Sì alla domanda congiunta di separazione e divorzio. Principio di diritto stabilito in un rinvio pregiudiziale alla Corte di Cassazione.
Un coppia di coniugi, con ricorso congiunto depositato dinanzi al Tribunale di Treviso, hanno chiesto di pronunciare la loro separazione personale e dare le consequenziali disposizioni relative all'affido e alla collocazione della loro figlia minorenne e al contributo economico del genitore non collocatario in favore di quest'ultima e del figlio maggiorenne non economicamente autosufficiente. Con lo stesso ricorso le parti hanno chiesto al Tribunale di pronunciare, decorso il periodo di tempo previsto dall'art. 3 della legge n. 898/1970 e previo il passaggio in giudicato della sentenza che pronuncia la separazione personale, lo scioglimento o la cessazione degli effetti civili del matrimonio alle stesse condizioni richieste per la separazione personale, ordinando all'ufficiale dello stato civile di procedere all'annotazione della sentenza
La Sezione Prima civile della Cassazione, con la sentenza n.28727 del 16 ottobre 2023, in relazione al rinvio pregiudiziale disposto dal Tribunale di Treviso, ai sensi dell’art. 363-bis c.p.c., ha enunciato il seguente principio di diritto: «In tema di crisi familiare, nell’ambito del procedimento di cui all’art. 473-bis.51 c.p.c., è ammissibile il ricorso dei coniugi proposto con domanda congiunta e cumulata di separazione e di scioglimento o cessazione degli effetti civili del matrimonio.»
La sentenza, con disamina attenta e approfondita è importante non tanto e non solo per aver stabilito il principio di diritto enunciato, secondo il quale non si rinvengono ostacoli alla ammissibilità del cumulo
anche con riferimento alle domande congiunte di separazione e divorzio: la trattazione della domanda congiunta di divorzio sarà condizionata all'omologazione (con sentenza passata in giudicato) della separazione consensuale, oltre che al decorso del termine minimo di separazione (sei mesi) previsto dalla legge, ed avverrà con il rito «comune» di cui all'art. 473-bis.51 c.p.c., ma perchè ha attuato la nuova norma del rinvio pregiudiziale alla Corte di Cassazione su questioni esclusivamente di diritto ex art. 363-bis c.p.c.
Il legislatore delegato, con il d.lgs. n. 149 del 2022, ha introdotto l’art. 363 bis c.p.c., rubricato «Rinvio pregiudiziale», prevedendo che il giudice, con ordinanza e dopo aver sentito le parti costituite, possa disporre il rinvio pregiudiziale degli atti alla Corte di cassazione per la risoluzione di una questione esclusivamente di diritto.
Il primo comma dell’art. 363 bis c.p.c. elenca le caratteristiche che la questione di diritto deve avere, per l’utile accesso allo strumento in esame e segnatamente che: 1) la questione sia necessaria alla definizione anche parziale del giudizio e non sia stata ancora risolta dalla Corte di cassazione; 2) la questione presenti gravi difficoltà interpretative; 3) sia suscettibile di porsi in numerosi giudizi.
Il secondo comma prevede che l’ordinanza debba essere motivata (analogamente a quelle con cui viene sollevata una questione di legittimità costituzionale) e, in particolare, con riferimento al requisito delle gravi difficoltà interpretative, si richiede che venga data indicazione delle diverse interpretazioni possibili.
Alla luce di tale specificazione, si evince che la questione di diritto che presenta gravi difficoltà interpretative sia quella per la quale sono possibili diverse opzioni interpretative, tutte parimenti attendibili.

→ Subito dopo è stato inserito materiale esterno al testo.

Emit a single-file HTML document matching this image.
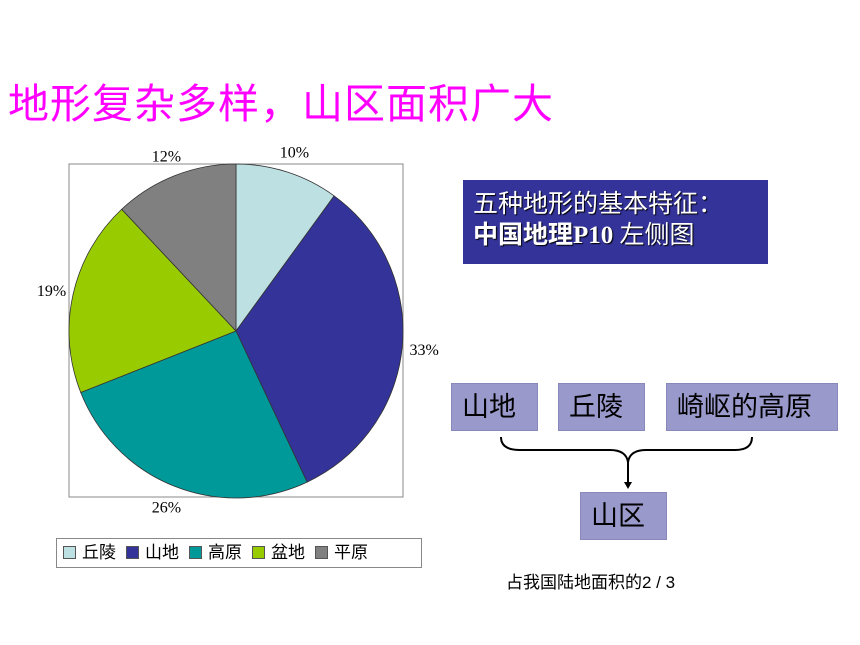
<!DOCTYPE html>
<html><head><meta charset="utf-8"><style>
body{margin:0;width:860px;height:645px;background:#fff;position:relative;overflow:hidden;font-family:"Liberation Serif","Noto Serif CJK SC","Noto Sans CJK SC",serif}
.abs{position:absolute}
.box{position:absolute;background:#9999cc;border:1px solid #8888bb;font-size:27px;color:#000;line-height:46px;padding-left:10px;box-sizing:border-box;font-family:"Liberation Sans","Noto Sans CJK SC",sans-serif}
</style></head><body>
<div class="abs" style="left:8px;top:70px;font-size:41px;color:#ff00ff;font-family:'Liberation Sans','Noto Sans CJK SC',sans-serif;white-space:nowrap;letter-spacing:1px">地形复杂多样，山区面积广大</div>
<svg class="abs" style="left:0;top:0" width="860" height="645">
<rect x="69" y="164" width="334" height="333" fill="#fff" stroke="#888"/>
<g id="slices"></g>
<g id="labels" font-family="Liberation Serif,serif" font-size="16" fill="#000"></g>
</svg>
<div class="abs" style="left:56px;top:538px;width:366px;height:30px;border:1px solid #888;box-sizing:border-box;font-family:'Liberation Sans','Noto Sans CJK SC',sans-serif;font-size:17px;line-height:28px;white-space:nowrap;padding-left:6px" id="legend"></div>
<div class="abs" style="left:463px;top:180px;width:305px;height:84px;background:#333399;color:#fff;font-size:25px;line-height:31px;padding:9px 0 0 10px;box-sizing:border-box;font-family:'Liberation Serif','Noto Sans CJK SC',serif;text-shadow:1px 1px 1px #000">五种地形的基本特征：<br><b>中国地理P10</b> 左侧图</div>
<div class="box" style="left:451px;top:383px;width:87px;height:48px">山地</div>
<div class="box" style="left:558px;top:383px;width:87px;height:48px">丘陵</div>
<div class="box" style="left:666px;top:383px;width:172px;height:48px">崎岖的高原</div>
<svg class="abs" style="left:0;top:0" width="860" height="645">
<path d="M501 437 Q501 450 520 450 L610 450 Q626 450 628 462 Q630 450 646 450 L735 450 Q752 450 752 437" fill="none" stroke="#000" stroke-width="2"/>
<line x1="628" y1="462" x2="628" y2="484" stroke="#000" stroke-width="2"/>
<path d="M624 482 L628 489 L632 482 Z" fill="#000"/>
</svg>
<div class="box" style="left:580px;top:492px;width:87px;height:48px">山区</div>
<div class="abs" style="left:506px;top:568px;font-size:17px;font-family:'Liberation Sans','Noto Sans CJK SC',sans-serif;white-space:nowrap">占我国陆地面积的2 / 3</div>
<script>
const categories=["丘陵","山地","高原","盆地","平原"];
const values=[10,33,26,19,12];
const labels=["10%","33%","26%","19%","12%"];
const colors=["#bde0e3","#333399","#009999","#99cc00","#808080"];
const cx=236,cy=331,r=167;
const ns="http://www.w3.org/2000/svg";
const sg=document.getElementById('slices'),lg=document.getElementById('labels');
const tot=values.reduce((a,b)=>a+b,0);
let a0=0;
function pt(a,rr){return [cx+rr*Math.sin(a),cy-rr*Math.cos(a)];}
values.forEach((v,i)=>{
 const a1=a0+v/tot*2*Math.PI;
 const p0=pt(a0,r),p1=pt(a1,r);
 const p=document.createElementNS(ns,'path');
 p.setAttribute('d',`M${cx} ${cy} L${p0[0]} ${p0[1]} A${r} ${r} 0 ${a1-a0>Math.PI?1:0} 1 ${p1[0]} ${p1[1]} Z`);
 p.setAttribute('fill',colors[i]);p.setAttribute('stroke','#333');p.setAttribute('stroke-width','0.8');
 
 
 sg.appendChild(p);
 const am=(a0+a1)/2;const lp=pt(am,r+22);
 const t=document.createElementNS(ns,'text');
 t.setAttribute('x',lp[0]);t.setAttribute('y',lp[1]+6);t.setAttribute('text-anchor','middle');
 t.textContent=labels[i];
 
 
 lg.appendChild(t);
 a0=a1;
});
const L=document.getElementById('legend');
categories.forEach((c,i)=>{
 const s=document.createElement('span');
 s.style.marginRight='10px';
 s.innerHTML=`<span style="display:inline-block;width:11px;height:11px;background:${colors[i]};border:1px solid #555;margin-right:6px;vertical-align:-1px"></span>${c}`;
 
 
 L.appendChild(s);
});
</script>
</body></html>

Il deposito dell’ordinanza che dispone il rinvio pregiudiziale comporta, inoltre, la automatica sospensione del procedimento di merito, ma la disposizione fa salvo il compimento degli atti urgenti e dell’attività istruttoria non dipendente dalla soluzione della questione oggetto del rinvio pregiudiziale.
Il procedimento si conclude con l’enunciazione del principio di diritto da parte della Corte, espressamente previsto come vincolante nel giudizio nell’ambito del quale è stata rimessa la questione. Qualora, poi, tale giudizio si estingua, l’ultimo comma dell’articolo in esame estende il vincolo del principio di diritto enunciato dalla Corte anche al nuovo processo instaurato tra le stesse parti, con la riproposizione della medesima domanda.
Novità assoluta della riforma con finalità prettamente deflattiva e che viene perseguita attraverso l’enunciazione di un principio di diritto, che può costituire un precedente in una serie di giudizi, accomunati dalla difficoltà interpretativa di una disposizione nuova o sulla quale non si è ancora formato un univoco orientamento giurisprudenziale.